Usually, the best time to obtain the highest price occurs when sales and earnings are good and trending upward. A solid earnings trend will enable a buyer to pay a higher price and still meet his/her return on investment criteria. A history of good performance also gives the buyer confidence in projected future earnings.

Value is dynamic and proper timing makes a big difference in the prices paid for business acquisitions. External factors such as the economy, industry trends, competition, stock market volatility, investor confidence, interest rates and geopolitical considerations are cycles of constant change that impact value.

Internal conditions within a company also change. Often in combination with external factors and sometimes independent of those factors. Changes do, and will, occur and they always tend to impact business value -- sometimes eroding value and sometimes increasing value.

Timing the Market for a Business Sale

So how should you start thinking objectively about the best time to sell? A good visual of right-timing would be to imagine the life cycle of your business plotted as a bell curve with the peak being the top of the growth cycle. The top is when you have reached the flat plane of growth...a sustaining mode. Buyers pay the best prices when they can't see the top, when the curve is still climbing upward. Once the top is visibly breached, buyers may pass on the opportunity or may pay prices based on a downward trend and a higher risk factor. If you wait until your revenues are already sliding over to the downside of the bell curve, you have waited too long. Your business has already started to retire before you have. To get the best deal, you have to sell on the way up.

When is the Best Time to Sell a Business?

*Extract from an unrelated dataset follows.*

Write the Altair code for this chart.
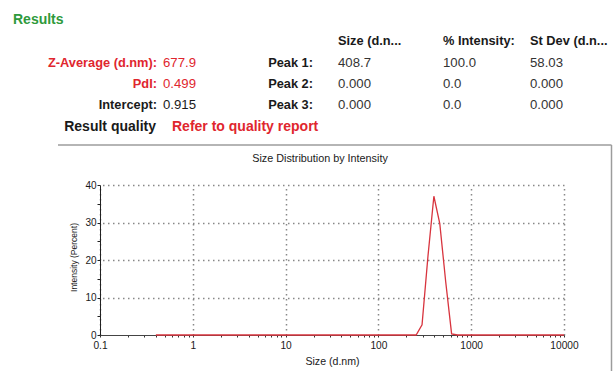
import altair as alt
import pandas as pd

# Size classes (d.nm) and intensity distribution (%)
sizes = [0.4000, 0.4632, 0.5365, 0.6213, 0.7195, 0.8332, 0.9649,
         1.117, 1.294, 1.499, 1.736, 2.010, 2.328, 2.696, 3.122, 3.615,
         4.187, 4.849, 5.615, 6.503, 7.531, 8.721,
         10.10, 11.70, 13.54, 15.69, 18.17, 21.04, 24.36, 28.21, 32.67,
         37.84, 43.82, 50.75, 58.77, 68.06, 78.82, 91.28,
         105.7, 122.4, 141.8, 164.2, 190.1, 220.2, 255.0, 295.3, 342.0,
         396.1, 458.7, 531.2, 615.1, 712.4, 825.0, 955.4,
         1106, 1281, 1484, 1718, 1990, 2305, 2669, 3091, 3580, 4145,
         4801, 5560, 6439, 7456, 8635, 10000]
intensity = [0, 0, 0, 0, 0, 0, 0,
             0, 0, 0, 0, 0, 0, 0, 0, 0,
             0, 0, 0, 0, 0, 0,
             0, 0, 0, 0, 0, 0, 0, 0, 0,
             0, 0, 0, 0, 0, 0, 0,
             0, 0, 0, 0, 0, 0, 0, 2.7, 21.0,
             37.0, 29.7, 14.2, 0.3, 0, 0, 0,
             0, 0, 0, 0, 0, 0, 0, 0, 0, 0,
             0, 0, 0, 0, 0, 0]

# Axis tick values
x_major = [0.1, 1, 10, 100, 1000, 10000]
x_minor = [0.2, 0.3, 0.4, 0.5, 0.6, 0.7, 0.8, 0.9,
           2, 3, 4, 5, 6, 7, 8, 9,
           20, 30, 40, 50, 60, 70, 80, 90,
           200, 300, 400, 500, 600, 700, 800, 900,
           2000, 3000, 4000, 5000, 6000, 7000, 8000, 9000]
y_major = [0, 10, 20, 30, 40]
y_minor = [5, 15, 25, 35]

# Results table text
results_heading = "Results"
summary_labels = ["Z-Average (d.nm):", "PdI:", "Intercept:"]
summary_values = ["677.9", "0.499", "0.915"]
quality_label = "Result quality"
quality_value = "Refer to quality report"
peak_labels = ["Peak 1:", "Peak 2:", "Peak 3:"]
peak_headers = ["Size (d.n...", "% Intensity:", "St Dev (d.n..."]
peak_size = ["408.7", "0.000", "0.000"]
peak_intensity = ["100.0", "0.0", "0.0"]
peak_stdev = ["58.03", "0.000", "0.000"]
chart_title = "Size Distribution by Intensity"

FONT = "Liberation Sans"
RED = "#e0262e"
GREEN = "#2e9a3c"
DARK = "#1a1a1a"
VALUE = "#333333"

# plot-area origin inside the 614x371 canvas
OX, OY = 100, 185
W, H = 464, 150

df = pd.DataFrame({"size": sizes, "intensity": intensity})
xscale = alt.Scale(type="log", domain=[0.1, 10000])
yscale = alt.Scale(domain=[0, 40])


def label(text, x, y, color=DARK, bold=False, align="left", size=12.8):
    return alt.Chart(pd.DataFrame({"t": [text]})).mark_text(
        align=align, baseline="middle", font=FONT, fontSize=size,
        fontWeight="bold" if bold else "normal", color=color
    ).encode(x=alt.value(x - OX), y=alt.value(y - OY), text="t:N")


# dotted grid (its own axes, everything but the grid hidden)
grid = alt.Chart(df).mark_line(strokeOpacity=0).encode(
    x=alt.X("size:Q", scale=xscale, axis=alt.Axis(
        orient="top", values=x_major, grid=True, gridColor="#888888",
        gridDash=[1.5, 3.5], gridWidth=1.5, labels=False, ticks=False,
        domain=False, title=None)),
    y=alt.Y("intensity:Q", scale=yscale, axis=alt.Axis(
        orient="right", values=y_major[1:], grid=True, gridColor="#888888",
        gridDash=[1.5, 3.5], gridWidth=1.5, labels=False, ticks=False,
        domain=False, title=None)),
)

decade_expr = ("abs(log(datum.value)/LN10 - round(log(datum.value)/LN10)) < 1e-6"
               " ? format(datum.value, '~g') : ''")

line = alt.Chart(df).mark_line(color="#d8343e", strokeWidth=1.3).encode(
    x=alt.X("size:Q", scale=xscale, axis=alt.Axis(
        orient="bottom", values=x_major + x_minor, labelExpr=decade_expr,
        grid=False, tickSize=2, tickColor="#333", domainColor="#444",
        labelFont=FONT, labelFontSize=10.2, labelColor=DARK, labelPadding=3,
        labelFlush=False, labelOverlap=False,
        title="Size (d.nm)", titleFont=FONT, titleFontSize=10.6,
        titleFontWeight="normal", titleColor=DARK,
        titleX=232, titleY=26, titleBaseline="middle")),
    y=alt.Y("intensity:Q", scale=yscale, axis=alt.Axis(
        orient="left", values=y_major + y_minor,
        labelExpr="datum.value % 10 === 0 ? datum.label : ''",
        grid=False, tickSize=3, tickColor="#222", domainColor="#222",
        labelFont=FONT, labelFontSize=10, labelColor=DARK, labelPadding=1,
        labelFlush=False, labelOverlap=False,
        title="Intensity (Percent)", titleFont=FONT, titleFontSize=8.5,
        titleFontWeight="normal", titleColor=DARK, titleAngle=-90,
        titleX=-27, titleY=72, titleAlign="center", titleBaseline="middle")),
)

# frame around the plot panel
frame_top = alt.Chart(pd.DataFrame({"k": [0]})).mark_rule(
    color="#9c9c9c", strokeWidth=1.5
).encode(x=alt.value(58 - OX), x2=alt.value(611.5 - OX), y=alt.value(145 - OY))
frame_right = alt.Chart(pd.DataFrame({"k": [0]})).mark_rule(
    color="#9c9c9c", strokeWidth=1.5
).encode(x=alt.value(611.5 - OX), y=alt.value(145 - OY), y2=alt.value(372 - OY))

texts = [label(results_heading, 13, 20, color=GREEN, bold=True, size=14),
         label(chart_title, 320, 159, size=10.8, align="center")]

row_y = [63, 84, 105]
summary_colors = [RED, RED, DARK]
for i in range(3):
    texts.append(label(summary_labels[i], 157, row_y[i], color=summary_colors[i],
                       bold=True, align="right"))
    texts.append(label(summary_values[i], 163, row_y[i], color=summary_colors[i],
                       size=13.2))
    texts.append(label(peak_labels[i], 313, row_y[i], bold=True, align="right"))
    texts.append(label(peak_size[i], 338, row_y[i], color=VALUE, size=13.2))
    texts.append(label(peak_intensity[i], 443, row_y[i], color=VALUE, size=13.2))
    texts.append(label(peak_stdev[i], 530, row_y[i], color=VALUE, size=13.2))

for hx, h in zip([338, 443, 530], peak_headers):
    texts.append(label(h, hx, 41, bold=True))

texts.append(label(quality_label, 156, 127, bold=True, align="right", size=14))
texts.append(label(quality_value, 172, 127, color=RED, bold=True, size=14))

chart = alt.layer(grid, line, frame_top, frame_right, *texts).resolve_axis(
    x="independent", y="independent"
).properties(
    width=W, height=H,
    padding={"left": OX, "top": OY, "right": 614 - OX - W, "bottom": 371 - OY - H},
    autosize=alt.AutoSizeParams(type="none"),
    background="white",
).configure_view(stroke=None)

chart.save("out.html", embed_options={"renderer": "svg", "actions": False})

A Vibrant Acquisitions Market

Markets change and fortunes change from year to year. The market for selling mid-market businesses will remain steady as baby boomers continue to retire over the next ten years. Buyers in every category are looking for alternatives to traditional investment avenues. They are looking for stability, better predictability and control. Business acquisitions offer all of these and can also offer a better return on investment than other investment opportunities.